▶ [Working data]
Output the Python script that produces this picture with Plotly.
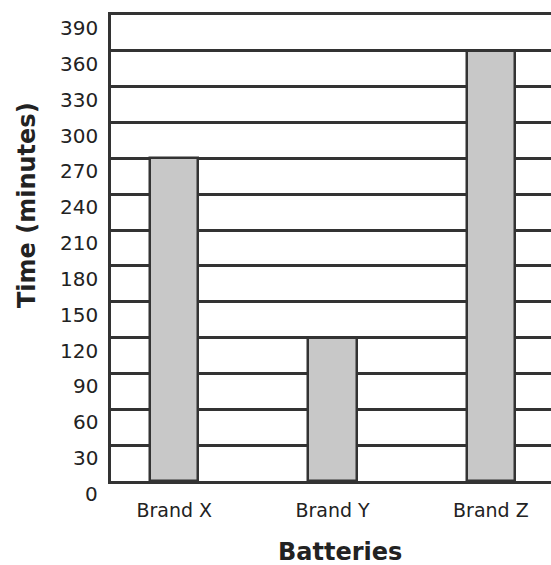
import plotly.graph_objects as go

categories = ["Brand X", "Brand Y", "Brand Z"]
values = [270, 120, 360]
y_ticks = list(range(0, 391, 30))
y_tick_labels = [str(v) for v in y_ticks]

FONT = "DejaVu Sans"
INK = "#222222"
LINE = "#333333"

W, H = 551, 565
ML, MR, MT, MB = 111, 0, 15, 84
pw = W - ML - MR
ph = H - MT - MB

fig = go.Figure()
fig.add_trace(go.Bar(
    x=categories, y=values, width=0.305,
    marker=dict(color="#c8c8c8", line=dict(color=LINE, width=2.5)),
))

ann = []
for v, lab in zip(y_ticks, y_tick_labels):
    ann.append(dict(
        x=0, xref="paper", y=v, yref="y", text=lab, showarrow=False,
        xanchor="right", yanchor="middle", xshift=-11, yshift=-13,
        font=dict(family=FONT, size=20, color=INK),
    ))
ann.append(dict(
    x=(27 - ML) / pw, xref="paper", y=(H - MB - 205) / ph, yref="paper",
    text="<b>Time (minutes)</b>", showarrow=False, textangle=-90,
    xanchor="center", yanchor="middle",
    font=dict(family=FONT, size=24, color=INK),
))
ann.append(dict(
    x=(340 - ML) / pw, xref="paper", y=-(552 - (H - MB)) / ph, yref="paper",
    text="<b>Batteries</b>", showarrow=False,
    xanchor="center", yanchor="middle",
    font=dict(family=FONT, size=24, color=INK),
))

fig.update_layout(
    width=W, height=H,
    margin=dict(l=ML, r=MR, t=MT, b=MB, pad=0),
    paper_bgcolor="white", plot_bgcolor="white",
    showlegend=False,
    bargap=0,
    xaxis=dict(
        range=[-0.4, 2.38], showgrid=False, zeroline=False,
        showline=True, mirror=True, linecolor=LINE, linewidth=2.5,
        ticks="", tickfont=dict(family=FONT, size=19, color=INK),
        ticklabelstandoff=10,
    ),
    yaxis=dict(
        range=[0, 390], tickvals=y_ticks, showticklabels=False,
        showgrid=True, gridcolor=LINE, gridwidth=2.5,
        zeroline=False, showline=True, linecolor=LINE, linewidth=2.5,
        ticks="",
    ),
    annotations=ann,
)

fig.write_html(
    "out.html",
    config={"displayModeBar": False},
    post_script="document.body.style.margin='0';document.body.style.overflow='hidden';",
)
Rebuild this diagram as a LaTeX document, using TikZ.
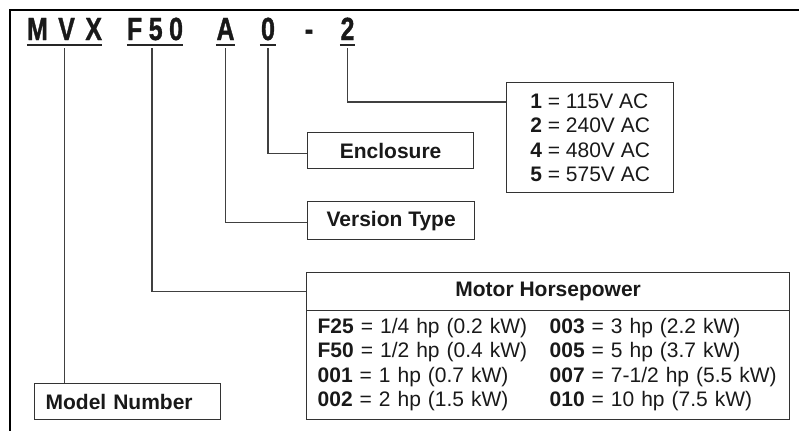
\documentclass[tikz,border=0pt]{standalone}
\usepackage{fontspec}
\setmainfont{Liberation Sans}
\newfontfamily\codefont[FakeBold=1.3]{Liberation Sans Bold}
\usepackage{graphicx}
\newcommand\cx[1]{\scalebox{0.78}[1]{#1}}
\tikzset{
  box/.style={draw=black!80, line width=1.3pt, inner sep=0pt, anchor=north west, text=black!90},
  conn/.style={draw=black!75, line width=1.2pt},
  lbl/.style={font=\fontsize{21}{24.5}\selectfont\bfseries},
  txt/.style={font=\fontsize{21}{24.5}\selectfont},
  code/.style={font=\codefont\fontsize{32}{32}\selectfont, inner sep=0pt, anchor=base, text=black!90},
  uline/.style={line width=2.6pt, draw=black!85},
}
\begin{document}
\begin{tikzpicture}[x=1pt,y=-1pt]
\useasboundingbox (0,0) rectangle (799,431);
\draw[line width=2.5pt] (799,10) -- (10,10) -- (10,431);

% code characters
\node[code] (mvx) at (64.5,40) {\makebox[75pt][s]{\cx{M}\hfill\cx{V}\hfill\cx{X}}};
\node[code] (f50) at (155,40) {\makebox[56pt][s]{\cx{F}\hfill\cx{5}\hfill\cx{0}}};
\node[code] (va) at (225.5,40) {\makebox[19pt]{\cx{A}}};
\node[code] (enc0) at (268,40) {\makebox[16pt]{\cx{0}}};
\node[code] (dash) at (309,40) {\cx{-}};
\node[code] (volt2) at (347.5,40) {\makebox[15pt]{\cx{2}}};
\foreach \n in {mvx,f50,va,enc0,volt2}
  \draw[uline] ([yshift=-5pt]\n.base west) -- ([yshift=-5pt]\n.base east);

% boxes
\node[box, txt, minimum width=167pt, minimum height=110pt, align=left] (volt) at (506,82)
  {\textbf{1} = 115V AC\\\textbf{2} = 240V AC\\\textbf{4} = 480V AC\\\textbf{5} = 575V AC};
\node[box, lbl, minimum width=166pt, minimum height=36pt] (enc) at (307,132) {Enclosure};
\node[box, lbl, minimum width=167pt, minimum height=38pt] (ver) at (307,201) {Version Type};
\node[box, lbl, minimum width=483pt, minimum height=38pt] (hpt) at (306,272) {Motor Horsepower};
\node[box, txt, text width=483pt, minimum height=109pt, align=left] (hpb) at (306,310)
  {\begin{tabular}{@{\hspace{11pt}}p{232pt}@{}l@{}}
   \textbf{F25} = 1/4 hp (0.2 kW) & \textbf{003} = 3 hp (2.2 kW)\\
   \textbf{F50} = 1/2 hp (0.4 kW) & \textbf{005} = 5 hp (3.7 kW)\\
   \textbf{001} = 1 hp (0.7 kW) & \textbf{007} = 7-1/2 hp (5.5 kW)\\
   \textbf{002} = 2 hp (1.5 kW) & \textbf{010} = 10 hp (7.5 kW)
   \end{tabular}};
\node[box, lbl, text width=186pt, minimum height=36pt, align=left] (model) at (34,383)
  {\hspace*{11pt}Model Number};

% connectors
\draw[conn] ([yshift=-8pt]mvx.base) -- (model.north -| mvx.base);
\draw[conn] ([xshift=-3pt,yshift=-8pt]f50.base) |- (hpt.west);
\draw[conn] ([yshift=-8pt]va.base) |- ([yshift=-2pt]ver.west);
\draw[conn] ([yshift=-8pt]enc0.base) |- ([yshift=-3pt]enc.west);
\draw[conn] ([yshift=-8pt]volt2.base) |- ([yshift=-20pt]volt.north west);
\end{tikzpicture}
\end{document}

▶ [What to work on] In the records above, how many lines contain the string "this"? State that number only.

▶ [Reply] 2